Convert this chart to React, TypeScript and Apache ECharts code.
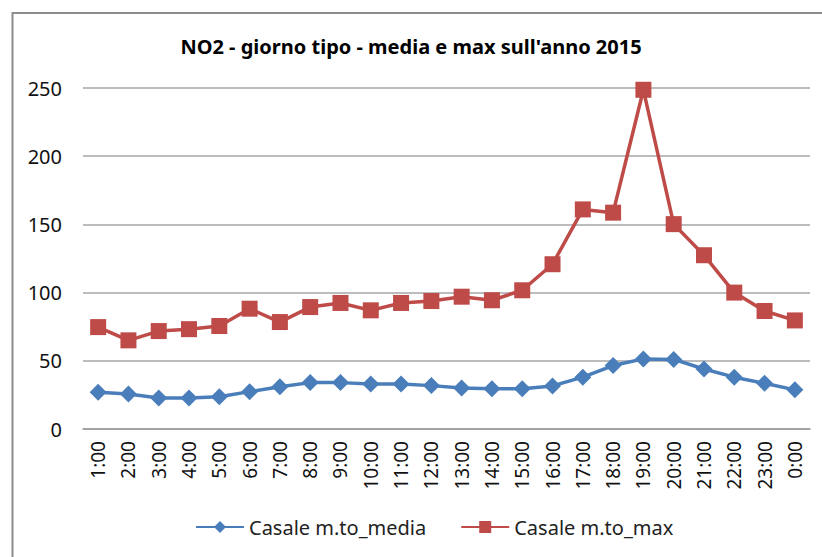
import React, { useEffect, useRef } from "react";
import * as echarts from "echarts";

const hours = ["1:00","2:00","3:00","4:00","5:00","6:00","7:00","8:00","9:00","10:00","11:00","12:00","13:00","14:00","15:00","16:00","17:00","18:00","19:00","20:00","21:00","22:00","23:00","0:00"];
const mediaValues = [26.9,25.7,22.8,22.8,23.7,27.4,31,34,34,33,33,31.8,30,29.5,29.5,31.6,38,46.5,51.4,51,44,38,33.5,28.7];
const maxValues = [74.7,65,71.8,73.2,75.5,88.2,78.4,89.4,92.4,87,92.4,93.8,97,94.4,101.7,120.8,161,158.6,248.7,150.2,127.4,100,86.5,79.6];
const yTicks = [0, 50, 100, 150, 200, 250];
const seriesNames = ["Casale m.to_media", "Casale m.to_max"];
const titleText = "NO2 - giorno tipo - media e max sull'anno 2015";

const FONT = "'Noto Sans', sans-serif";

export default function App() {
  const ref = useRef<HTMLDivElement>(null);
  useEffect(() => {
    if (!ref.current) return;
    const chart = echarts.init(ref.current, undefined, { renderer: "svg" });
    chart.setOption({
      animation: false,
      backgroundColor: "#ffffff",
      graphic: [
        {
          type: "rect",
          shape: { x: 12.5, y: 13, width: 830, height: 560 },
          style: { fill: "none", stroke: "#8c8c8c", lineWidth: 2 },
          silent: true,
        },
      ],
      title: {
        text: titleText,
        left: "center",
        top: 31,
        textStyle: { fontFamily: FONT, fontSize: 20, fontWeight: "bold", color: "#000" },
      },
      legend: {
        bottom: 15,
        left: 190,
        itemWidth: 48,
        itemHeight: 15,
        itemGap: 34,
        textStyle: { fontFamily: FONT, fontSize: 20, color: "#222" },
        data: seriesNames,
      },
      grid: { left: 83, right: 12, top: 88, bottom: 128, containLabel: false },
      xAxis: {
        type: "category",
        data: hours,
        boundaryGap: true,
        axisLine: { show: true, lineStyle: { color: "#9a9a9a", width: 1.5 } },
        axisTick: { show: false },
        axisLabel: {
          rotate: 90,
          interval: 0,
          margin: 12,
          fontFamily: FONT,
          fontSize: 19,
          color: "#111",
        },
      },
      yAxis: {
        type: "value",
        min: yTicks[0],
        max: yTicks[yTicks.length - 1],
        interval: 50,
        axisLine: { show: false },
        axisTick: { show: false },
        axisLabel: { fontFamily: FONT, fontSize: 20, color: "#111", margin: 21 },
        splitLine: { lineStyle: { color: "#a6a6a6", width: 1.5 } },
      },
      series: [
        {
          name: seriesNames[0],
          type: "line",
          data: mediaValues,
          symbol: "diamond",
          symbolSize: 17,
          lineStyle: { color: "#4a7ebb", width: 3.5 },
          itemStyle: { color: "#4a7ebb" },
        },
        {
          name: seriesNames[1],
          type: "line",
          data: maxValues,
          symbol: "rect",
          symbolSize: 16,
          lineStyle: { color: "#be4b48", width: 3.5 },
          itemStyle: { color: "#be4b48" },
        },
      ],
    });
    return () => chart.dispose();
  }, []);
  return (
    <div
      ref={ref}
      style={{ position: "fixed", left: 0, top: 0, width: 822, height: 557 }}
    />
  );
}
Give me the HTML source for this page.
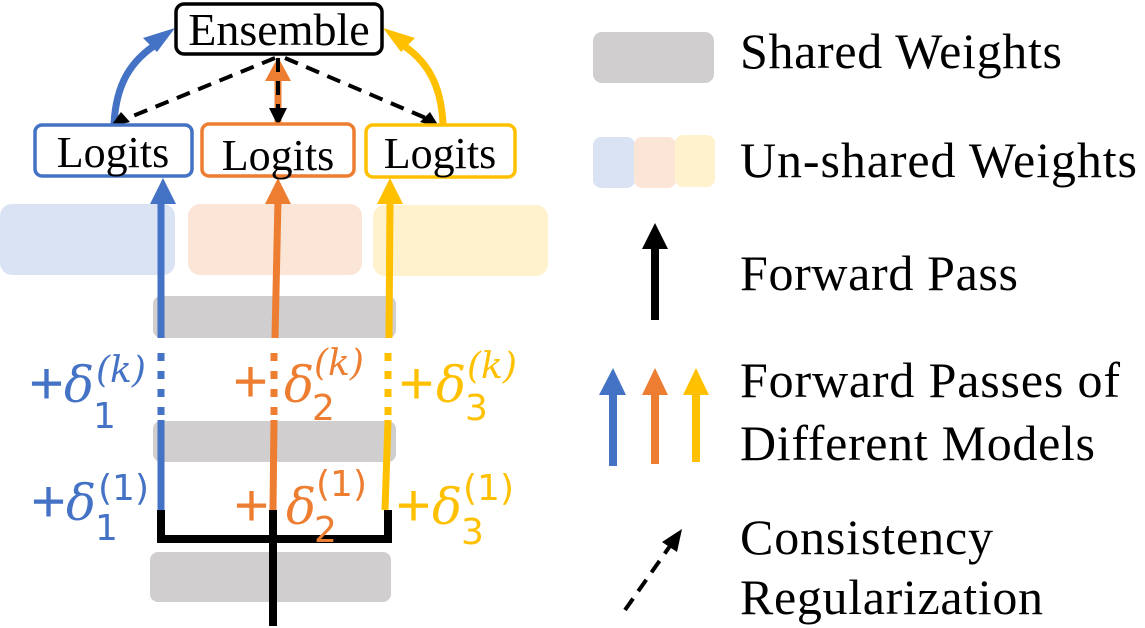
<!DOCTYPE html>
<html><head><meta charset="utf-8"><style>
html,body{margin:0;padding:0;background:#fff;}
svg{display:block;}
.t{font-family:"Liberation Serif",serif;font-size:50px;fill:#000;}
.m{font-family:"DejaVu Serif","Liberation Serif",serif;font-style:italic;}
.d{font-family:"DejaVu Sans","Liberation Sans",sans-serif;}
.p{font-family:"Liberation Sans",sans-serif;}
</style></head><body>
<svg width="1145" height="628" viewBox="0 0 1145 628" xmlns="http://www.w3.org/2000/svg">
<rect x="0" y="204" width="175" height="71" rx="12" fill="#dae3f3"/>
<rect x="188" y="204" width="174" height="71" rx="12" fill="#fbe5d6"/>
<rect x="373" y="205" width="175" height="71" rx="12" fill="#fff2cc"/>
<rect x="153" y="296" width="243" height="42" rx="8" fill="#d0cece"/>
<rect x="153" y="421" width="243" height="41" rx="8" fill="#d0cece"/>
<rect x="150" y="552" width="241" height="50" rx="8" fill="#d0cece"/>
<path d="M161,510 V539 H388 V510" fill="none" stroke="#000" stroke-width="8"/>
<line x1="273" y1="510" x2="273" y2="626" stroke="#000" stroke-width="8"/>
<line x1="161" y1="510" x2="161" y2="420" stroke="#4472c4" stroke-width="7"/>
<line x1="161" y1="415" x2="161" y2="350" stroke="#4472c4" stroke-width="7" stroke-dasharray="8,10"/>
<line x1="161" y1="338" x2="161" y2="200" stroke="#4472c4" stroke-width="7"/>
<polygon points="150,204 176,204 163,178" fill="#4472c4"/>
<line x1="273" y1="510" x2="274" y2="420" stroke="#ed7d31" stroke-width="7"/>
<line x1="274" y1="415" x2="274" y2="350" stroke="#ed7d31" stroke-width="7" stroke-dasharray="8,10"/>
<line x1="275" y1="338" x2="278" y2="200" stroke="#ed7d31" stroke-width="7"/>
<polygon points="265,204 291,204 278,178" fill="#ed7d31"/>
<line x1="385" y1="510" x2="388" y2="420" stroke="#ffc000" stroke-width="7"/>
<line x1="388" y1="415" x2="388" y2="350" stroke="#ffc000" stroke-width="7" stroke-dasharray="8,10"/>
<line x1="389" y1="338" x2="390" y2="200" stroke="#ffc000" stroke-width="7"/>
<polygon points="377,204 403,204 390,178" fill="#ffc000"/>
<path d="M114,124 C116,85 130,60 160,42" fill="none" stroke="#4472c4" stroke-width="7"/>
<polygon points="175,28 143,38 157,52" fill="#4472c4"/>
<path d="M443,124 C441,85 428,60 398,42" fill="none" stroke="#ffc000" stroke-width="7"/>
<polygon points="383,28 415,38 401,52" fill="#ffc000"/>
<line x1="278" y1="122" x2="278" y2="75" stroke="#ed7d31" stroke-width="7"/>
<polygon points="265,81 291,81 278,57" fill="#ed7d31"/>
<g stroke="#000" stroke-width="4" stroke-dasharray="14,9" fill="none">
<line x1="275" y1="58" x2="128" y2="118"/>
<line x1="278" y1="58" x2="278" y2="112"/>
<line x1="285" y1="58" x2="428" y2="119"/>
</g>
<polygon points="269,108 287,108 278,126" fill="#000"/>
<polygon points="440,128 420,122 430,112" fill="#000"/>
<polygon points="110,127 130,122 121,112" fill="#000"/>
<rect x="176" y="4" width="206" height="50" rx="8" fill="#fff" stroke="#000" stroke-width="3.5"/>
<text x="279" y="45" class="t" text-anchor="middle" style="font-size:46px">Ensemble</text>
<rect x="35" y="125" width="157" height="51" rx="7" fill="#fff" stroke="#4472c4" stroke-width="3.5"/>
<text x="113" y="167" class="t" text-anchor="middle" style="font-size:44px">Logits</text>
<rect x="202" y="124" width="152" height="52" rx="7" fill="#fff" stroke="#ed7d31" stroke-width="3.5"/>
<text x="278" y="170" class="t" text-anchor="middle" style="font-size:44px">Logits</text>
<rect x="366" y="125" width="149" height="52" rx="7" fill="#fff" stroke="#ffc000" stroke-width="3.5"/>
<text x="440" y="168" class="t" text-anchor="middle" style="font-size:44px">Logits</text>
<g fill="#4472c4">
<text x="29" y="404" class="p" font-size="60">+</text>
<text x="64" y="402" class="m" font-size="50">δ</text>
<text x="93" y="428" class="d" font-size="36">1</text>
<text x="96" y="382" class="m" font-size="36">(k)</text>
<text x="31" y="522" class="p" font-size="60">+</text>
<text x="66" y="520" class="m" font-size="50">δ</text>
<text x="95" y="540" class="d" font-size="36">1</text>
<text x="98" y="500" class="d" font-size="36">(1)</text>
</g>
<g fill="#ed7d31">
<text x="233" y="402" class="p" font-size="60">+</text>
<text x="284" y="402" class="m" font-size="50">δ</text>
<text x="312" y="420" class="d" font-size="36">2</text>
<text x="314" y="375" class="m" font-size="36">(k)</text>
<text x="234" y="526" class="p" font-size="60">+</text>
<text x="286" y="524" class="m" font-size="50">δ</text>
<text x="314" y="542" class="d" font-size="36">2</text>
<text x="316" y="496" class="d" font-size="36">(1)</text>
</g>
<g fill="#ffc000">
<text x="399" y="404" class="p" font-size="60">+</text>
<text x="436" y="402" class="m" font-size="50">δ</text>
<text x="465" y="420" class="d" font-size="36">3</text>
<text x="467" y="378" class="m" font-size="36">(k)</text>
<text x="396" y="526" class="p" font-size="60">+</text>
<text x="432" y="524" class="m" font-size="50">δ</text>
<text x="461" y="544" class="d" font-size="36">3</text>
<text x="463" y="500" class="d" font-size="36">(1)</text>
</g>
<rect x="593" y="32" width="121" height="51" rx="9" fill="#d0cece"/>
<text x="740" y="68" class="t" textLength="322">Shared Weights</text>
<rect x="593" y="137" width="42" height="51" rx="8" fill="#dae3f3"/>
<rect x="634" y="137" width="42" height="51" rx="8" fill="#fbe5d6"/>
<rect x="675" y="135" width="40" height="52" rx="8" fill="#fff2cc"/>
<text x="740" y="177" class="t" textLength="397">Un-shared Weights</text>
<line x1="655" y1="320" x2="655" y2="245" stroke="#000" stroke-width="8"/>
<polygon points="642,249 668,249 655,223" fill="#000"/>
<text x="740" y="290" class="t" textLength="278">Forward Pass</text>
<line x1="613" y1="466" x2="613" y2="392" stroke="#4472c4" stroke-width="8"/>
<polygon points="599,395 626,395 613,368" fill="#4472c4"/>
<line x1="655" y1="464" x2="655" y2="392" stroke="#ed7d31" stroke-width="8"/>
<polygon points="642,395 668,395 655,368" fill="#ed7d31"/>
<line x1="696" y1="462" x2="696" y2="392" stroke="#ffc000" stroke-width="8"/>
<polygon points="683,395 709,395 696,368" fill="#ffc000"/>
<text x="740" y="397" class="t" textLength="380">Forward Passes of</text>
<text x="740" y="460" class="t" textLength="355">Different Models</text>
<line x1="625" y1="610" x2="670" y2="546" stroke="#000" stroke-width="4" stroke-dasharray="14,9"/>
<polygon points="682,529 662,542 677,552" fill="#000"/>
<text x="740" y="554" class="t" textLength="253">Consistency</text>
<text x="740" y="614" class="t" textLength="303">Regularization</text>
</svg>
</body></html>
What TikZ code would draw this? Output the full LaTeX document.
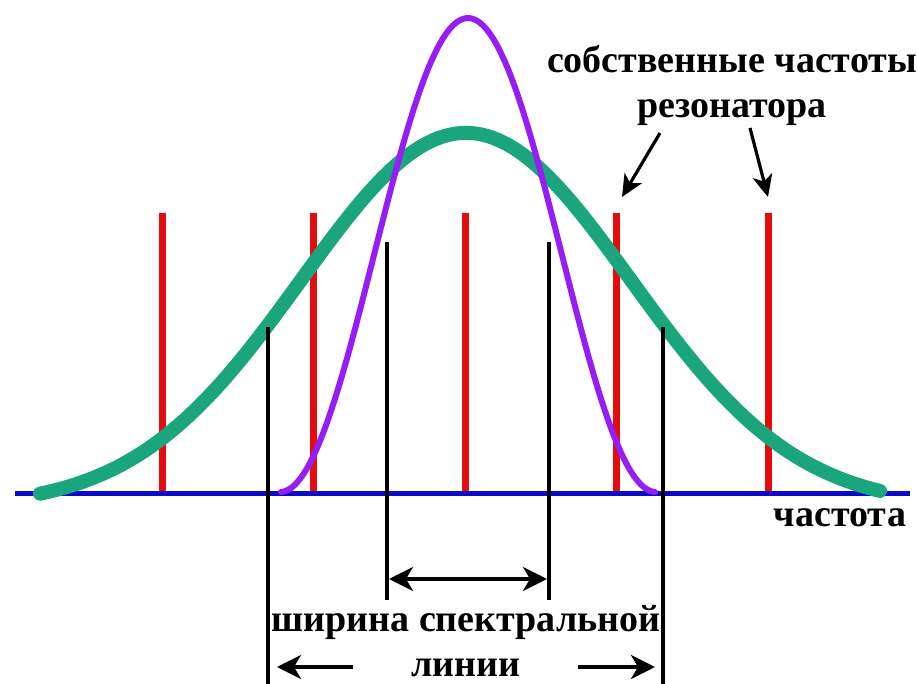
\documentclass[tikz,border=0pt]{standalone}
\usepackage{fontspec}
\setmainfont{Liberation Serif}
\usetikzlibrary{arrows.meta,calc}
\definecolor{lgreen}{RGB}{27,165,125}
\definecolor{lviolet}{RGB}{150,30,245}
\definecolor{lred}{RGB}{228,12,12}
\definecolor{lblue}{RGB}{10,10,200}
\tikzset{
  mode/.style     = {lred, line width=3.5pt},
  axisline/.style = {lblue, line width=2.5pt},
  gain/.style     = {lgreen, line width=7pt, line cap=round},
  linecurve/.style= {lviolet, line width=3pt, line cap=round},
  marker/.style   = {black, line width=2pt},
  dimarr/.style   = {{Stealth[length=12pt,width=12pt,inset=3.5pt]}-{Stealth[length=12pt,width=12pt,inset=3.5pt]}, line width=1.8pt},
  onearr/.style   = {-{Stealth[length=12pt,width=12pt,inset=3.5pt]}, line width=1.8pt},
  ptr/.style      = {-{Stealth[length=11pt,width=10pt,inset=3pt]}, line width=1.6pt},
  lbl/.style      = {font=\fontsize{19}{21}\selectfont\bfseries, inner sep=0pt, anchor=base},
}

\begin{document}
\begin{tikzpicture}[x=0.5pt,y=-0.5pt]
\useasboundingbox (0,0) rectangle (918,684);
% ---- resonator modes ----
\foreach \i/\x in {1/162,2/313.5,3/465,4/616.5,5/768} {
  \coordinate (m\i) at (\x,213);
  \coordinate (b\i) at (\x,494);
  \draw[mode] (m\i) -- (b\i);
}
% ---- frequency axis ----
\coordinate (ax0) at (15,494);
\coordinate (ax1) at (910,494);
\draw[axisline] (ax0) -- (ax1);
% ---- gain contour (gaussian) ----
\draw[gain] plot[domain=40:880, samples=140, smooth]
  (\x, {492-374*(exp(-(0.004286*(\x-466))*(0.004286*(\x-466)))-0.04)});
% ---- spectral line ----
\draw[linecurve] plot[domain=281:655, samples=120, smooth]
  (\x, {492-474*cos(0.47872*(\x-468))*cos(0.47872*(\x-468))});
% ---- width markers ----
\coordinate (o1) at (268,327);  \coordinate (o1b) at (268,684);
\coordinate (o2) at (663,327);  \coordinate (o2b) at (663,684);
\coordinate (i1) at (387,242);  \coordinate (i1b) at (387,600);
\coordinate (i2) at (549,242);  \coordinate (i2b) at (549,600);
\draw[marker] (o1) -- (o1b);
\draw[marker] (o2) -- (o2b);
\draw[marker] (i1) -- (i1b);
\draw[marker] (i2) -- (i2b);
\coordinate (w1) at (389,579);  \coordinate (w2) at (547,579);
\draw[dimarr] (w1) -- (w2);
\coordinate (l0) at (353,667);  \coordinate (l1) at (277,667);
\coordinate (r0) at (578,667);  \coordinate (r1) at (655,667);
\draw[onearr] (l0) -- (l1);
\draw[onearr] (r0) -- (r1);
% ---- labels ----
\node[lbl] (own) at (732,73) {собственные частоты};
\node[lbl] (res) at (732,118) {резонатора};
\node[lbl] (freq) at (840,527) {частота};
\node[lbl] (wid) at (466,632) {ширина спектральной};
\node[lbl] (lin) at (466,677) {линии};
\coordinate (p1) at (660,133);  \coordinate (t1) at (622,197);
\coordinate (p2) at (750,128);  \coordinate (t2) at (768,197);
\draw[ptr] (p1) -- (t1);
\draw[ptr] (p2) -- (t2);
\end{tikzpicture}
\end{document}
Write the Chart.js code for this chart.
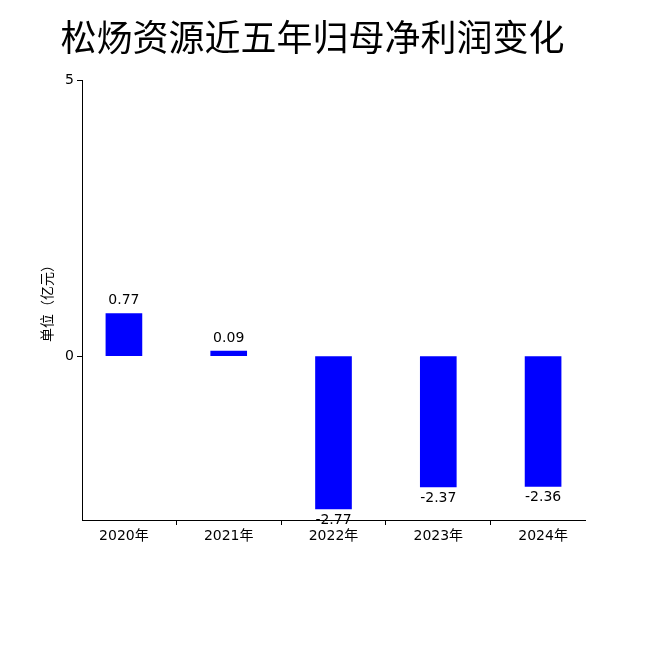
□ □ □
Given problem: Your task is to reproduce the entries above word for word, from the first line through the line with "import * as", and please leave out any pictures.

Solution to this exercise:
Convert this chart to React, TypeScript and Apache ECharts code.
import React, { useEffect, useRef } from "react";
import * as echarts from "echarts";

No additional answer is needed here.